Perhaps the Guardians’ greatest contribution lies in cultivating a deep sense of belonging. They reconnect people—especially young people—with their land, history, and shared responsibility. By involving younger generations in biodiversity monitoring, storytelling, environmental education, and community decision-making, they transform conservation from an abstract concept into a lived experience.
This process nurtures a profound emotional and ethical connection to place. People protect what they feel they belong to. Hima Guardians make the Hima a source of identity, dignity, and continuity, linking ancestors, present-day communities, and future generations.
Keeping the Hima Alive
Hima Guardians are the driving force behind the Hima system. They bring ancient principles to life through modern community action, ensuring the legitimacy, resilience, and long-term sustainability of the Hima. Wherever strong Hima Guardians exist, the Hima flourishes—not only as a conservation model but also as a way of life.
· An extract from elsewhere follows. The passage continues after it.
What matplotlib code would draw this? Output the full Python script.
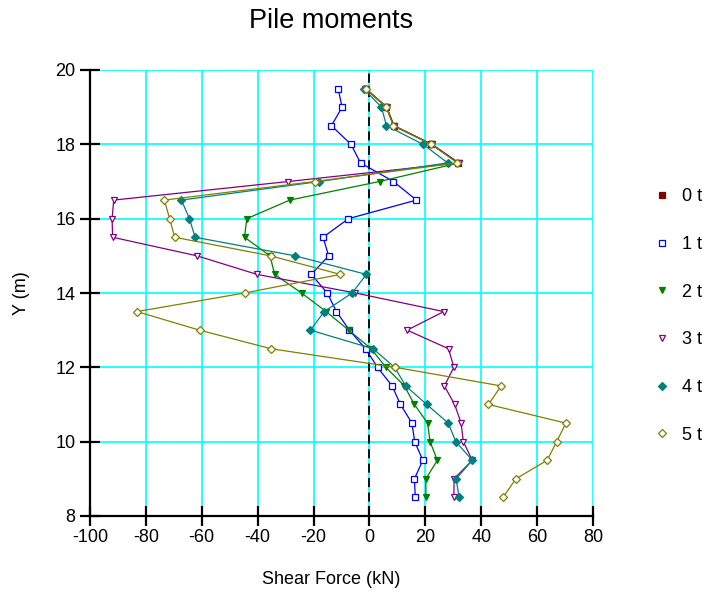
import matplotlib.pyplot as plt
from matplotlib.lines import Line2D

plt.rcParams["font.family"] = ["Liberation Sans", "DejaVu Sans"]

# depth along the pile (m)
depth = [19.5, 19.0, 18.5, 18.0, 17.5, 17.0, 16.5, 16.0, 15.5, 15.0, 14.5, 14.0,
         13.5, 13.0, 12.5, 12.0, 11.5, 11.0, 10.5, 10.0, 9.5, 9.0, 8.5]

# shear force (kN) per stage
shear_0t = [-1.4, 6.1, 8.7, 22.2, 31.7]
shear_1t = [-11.2, -9.8, -13.6, -6.6, -3.2, 8.6, 16.8, -7.5, -16.6, -14.6, -20.8, -15.1,
            -11.8, -7.2, -1.4, 2.9, 8.1, 11.1, 15.2, 16.2, 19.1, 16.1, 16.4]
shear_2t = [-1.3, 6.2, 8.8, 22.3, 32.0, 3.6, -28.5, -43.9, -44.7, -35.6, -33.9, -24.3,
            -15.5, -7.4, 0.6, 5.9, 12.5, 16.1, 20.8, 21.7, 24.3, 20.2, 20.2]
shear_3t = [-1.5, 6.1, 8.7, 22.3, 31.9, -29.0, -91.5, -92.1, -91.9, -61.7, -40.2, -5.0,
            26.6, 13.5, 28.3, 30.2, 26.8, 30.5, 32.8, 33.6, 36.8, 30.3, 30.2]
shear_4t = [-2.1, 4.3, 6.1, 19.2, 28.0, -17.9, -67.3, -64.4, -62.4, -26.6, -1.1, -6.2,
            -16.2, -21.1, 1.3, 9.0, 13.0, 20.5, 28.2, 30.9, 36.8, 31.0, 32.1]
shear_5t = [-1.4, 6.0, 8.6, 22.1, 31.5, -19.6, -73.4, -71.5, -69.7, -35.4, -10.4, -44.7,
            -83.2, -60.8, -35.2, 9.3, 47.1, 42.6, 70.3, 67.0, 63.6, 52.4, 47.8]

labels = ["0 t", "1 t", "2 t", "3 t", "4 t", "5 t"]
series = [shear_0t, shear_1t, shear_2t, shear_3t, shear_4t, shear_5t]
colors = ["#800000", "#0000FF", "#008000", "#800080", "#008080", "#808000"]
markers = ["s", "s", "v", "v", "D", "D"]
filled = [True, False, True, False, True, False]

x_ticks = [-100, -80, -60, -40, -20, 0, 20, 40, 60, 80]
y_ticks = [8, 10, 12, 14, 16, 18, 20]

fig = plt.figure(figsize=(7.1, 5.96), dpi=100)
ax = fig.add_axes([90 / 710, 1 - 516 / 596, 503 / 710, 446 / 596])

for x in x_ticks:
    ax.axvline(x, color="#00FFFF", linewidth=1.2, zorder=0)
for y in y_ticks:
    ax.axhline(y, color="#00FFFF", linewidth=1.2, zorder=0)

ax.axvline(0, color="black", linewidth=1.3, linestyle=(0, (5, 3)), zorder=1)

handles = []
for vals, lab, col, mk, fill in zip(series, labels, colors, markers, filled):
    ms = 4.2 if mk == "D" else 5
    face = col if fill else "white"
    ax.plot(vals, depth[:len(vals)], color=col, linewidth=0.9, marker=mk,
            markersize=ms, markerfacecolor=face, markeredgecolor=col,
            markeredgewidth=0.9, zorder=2)
    handles.append(Line2D([], [], linestyle="none", marker=mk, markersize=ms,
                          color=col, markerfacecolor=face, markeredgecolor=col,
                          markeredgewidth=0.9, label=lab))

ax.set_xlim(-100, 80)
ax.set_ylim(8, 20)
ax.set_xticks(x_ticks)
ax.set_yticks(y_ticks)
ax.set_xticklabels([str(v) for v in x_ticks])
ax.tick_params(direction="inout", length=14, width=1.6, labelsize=13, colors="black")
ax.tick_params(axis="x", pad=2)

ax.spines["top"].set_visible(False)
ax.spines["right"].set_visible(False)
ax.spines["left"].set_linewidth(1.6)
ax.spines["bottom"].set_linewidth(1.6)

fig.text(331 / 710, 1 - 21 / 596, "Pile moments", fontsize=19.5,
         ha="center", va="center")
fig.text(331 / 710, 1 - 580 / 596, "Shear Force (kN)", fontsize=13,
         ha="center", va="center")
fig.text(22 / 710, 1 - 293 / 596, "Y (m)", fontsize=13, rotation=90,
         ha="center", va="center")

fig.legend(handles=handles, loc="center left", bbox_to_anchor=(637 / 710, 1 - 316 / 596),
           frameon=False, fontsize=13, handlelength=1.0, handletextpad=0.6,
           labelspacing=1.7)

fig.savefig("out.png", dpi=100)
Protecting the Hima begins by empowering its Guardians. When they are deeply rooted in their communities and landscapes, conservation becomes natural, sustainable, and lasting.
School with No Walls (SNOW)

To strengthen the next generation of environmental stewards, the Society for the Protection of Nature in Lebanon (SPNL) launched School with No Walls (SNOW), an innovative environmental education movement that returns learning to its most powerful classroom: nature itself.
Through SNOW, forests, rivers, farms, and natural landscapes become open-air classrooms where children and young people rediscover their connection with the land and grow into future Hima Guardians.
The programme is far more than an educational curriculum. It is a national call for schools, municipalities, ministries, and local communities to move beyond classroom walls and join a shared mission: raising a generation that protects biodiversity, values natural heritage, and leads the conservation of Lebanon’s landscapes.
By empowering young people with knowledge, responsibility, and hands-on experiences in nature, SNOW plants the seeds of resilient communities where both people and ecosystems can thrive together.